A incômoda sensação de estar sendo observado e não apenas observar é recorrente nesta 29ª Bienal, que tanto estardalhaço já vem causando, por motivos outros. E não é uma mera inversão de sujeito e objeto com fins puramente estéticos e/ou lúdicos. É como o assombro de estar sendo seguido, solicitado, assaltado, perseguido. É o saber-se presa e não predador.
Os urubus-rei da polêmica obra Bandeira Branca, de Nuno Ramos, que ocupa o átrio central dos três andares do pavilhão - para além do protesto dos ambientalistas com o confinamento de seres vivos e da relação de amor e ódio entre curadoria e pichadores – talvez sejam a expressão mais óbvia desta sensação nada alentadora.
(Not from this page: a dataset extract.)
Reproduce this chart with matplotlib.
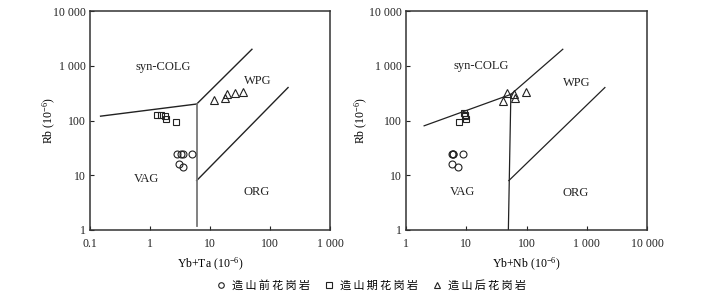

Os três urubus estão ali prostrados sobre as esculturas sonoras que constituem a instalação e o significado de tais aves pairando no alto de nossas cabeças todos podemos pressentir. É o mal agourento sentido da rapina, da sobrevivência sobre nossos restos mortais. Por mais que acusem (os ambientalistas) a morte por inanição dos bichos, sabemos que a tocaia é sobre nossas carcaças. Eles sobreviverão a nós e de nós. Quem está observando e esperando na serenidade que prenuncia nossa inexistência?
Outra obra na mesma chave é a instalação intitulada Beggars (literalmente: mendigos) do artista turco Kutlug Ataman: onde seis pedintes em primeiro plano são projetados simultaneamente em tamanho gigante numa sala escura. A expressão em seus rostos é agonizante e terrivelmente conhecida. São os parias de nosso dia-a-dia. A sensação de sobreviver de nossos restos é novamente esfregada em nossas caras, desta vez, em outra leitura.
Para não deixar de citar outras obras consagradas como a tela Língua Apunhalada, de 1968, de Lygia Pape que já choca o incauto visitante logo na entrada do pavilhão e o famoso manto Seja Marginal, Seja Herói de Hélio Oiticica, novamente nos convida à reflexão sobre os excessos da sociedade e sua cerca de arame-farpado que separa centro e periferia.
Tudo parece nos anunciar que é chegada a hora do levante! Quem observa e quem é observado nesta separação perversa de incluídos e excluídos? Quem será que há de navegar o copo de mar negado para uns, conforme prediz o verso de Jorge de Lima, utilizado como lema desta Bienal sobre “arte e política”?
Sensibilizemo-nos antes de sermos devorados!